Interview: Tri Rismaharini
What are some of the most important infrastructure projects in Surabaya currently?
TRI RISMAHARINI: One of our main priorities since we took office in 2010 has been to build as many roads as possible across Surabaya. The goal has been to create a grid of avenues and streets around the city, making sure Surabaya’s port in the north remains well connected to the airport in the south. In this regard, we have built 337 km of roads in total, including six new north-south and five new east-west linkages. We are also trying to connect new roads to the toll highway, which connects us to Jakarta, and use it as a peripheral highway. All of our new roads are expected to be finished by 2019, and will help alleviate traffic congestion. Another project we are working on is the mass rapid transit (MRT) system, for which we are still waiting for permits and provisions to continue the bidding process.
How is the city government encouraging the public-private partnership (PPP) model?
RISMAHARINI: We are very much open to foreign direct investment and PPPs as a means of financing new projects in the city. However, efforts to attract private investors cannot come from the municipality alone. Public infrastructure investments are often coordinated by the federal government and we have no influence on that. So far we have been able to finance our developments through the local budget, securing full autonomy and efficiency on delivery. Additionally, we have been promoting investments in residential, commercial and industrial projects in the vicinity of the new roads and avenues that have been built.

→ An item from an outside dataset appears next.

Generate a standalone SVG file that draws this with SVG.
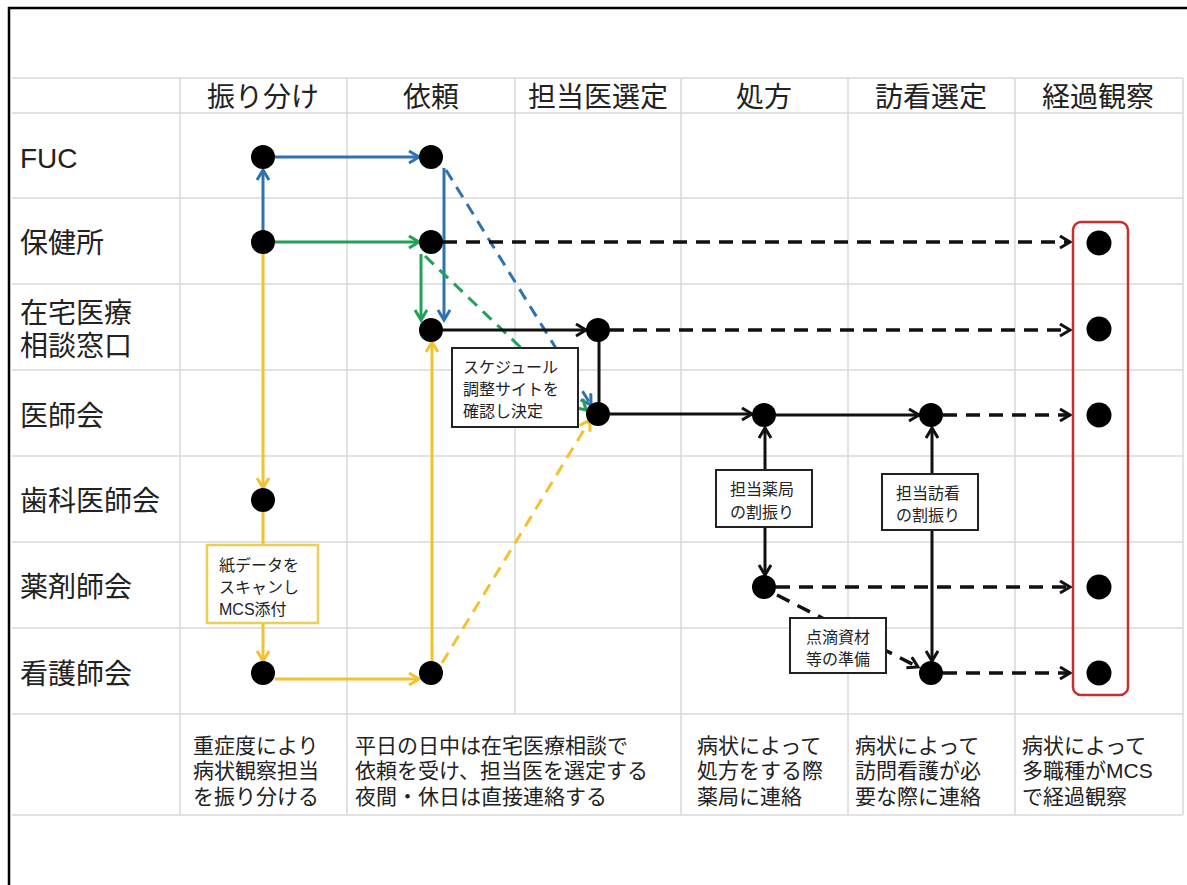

Most PPP investments, however, come from private companies, especially with road projects. For the time being, public money in PPP models has been largely used for waste management. The city government works together with a private partner to manage the city’s final disposal site by processing the waste and using it as the energy source for the power plant. We also plan to use PPPs to develop our public transportation system, particularly for the MRT project.
What would you characterise as the most promising industries for investment?
RISMAHARINI: Surabaya has traditionally been an industrial hub, and that remains the core of our economic development. Yet the trade and services sector is growing the fastest, making it currently the most important and most promising sector for Surabaya. This is largely the result of the city’s identity as a gateway to the east. There are 32 domestic shipping routes to and from Surabaya, which is significantly higher than the Port of Tanjung Priok in Jakarta, which only has 20 domestic shipping routes. There are also 11 shipping companies with headquarters located here.
The future development of the city and surrounding regions will be largely influenced by the operations and performance of Lamong Bay Terminal in the northwest. The ongoing development of the outer west and outer east ring roads is mostly intended to facilitate this new port. At the same time, tourism and hospitality have increased by more than 80% since 2012. Retail and commerce are also growing, while ICT companies and services are expanding in the city.
Overall, Surabaya is expanding and gradually diversifying. The last sector the city’s government is heavily focusing on is education. When we began our term in office we pushed for policies and incentives to reduce the high school dropout rate by initiating scholarship schemes for vocational and technical degrees.
As of now, we are investing heavily in training and developing human talent in tourism and hospitality, as we have identified those sectors to be crucial drivers of Surabaya’s growth and progress. Additional investments in training schools and institutions of higher learning should contribute to the enhancement of human resources. After all, our city hosts some of the nation’s most prestigious schools and universities.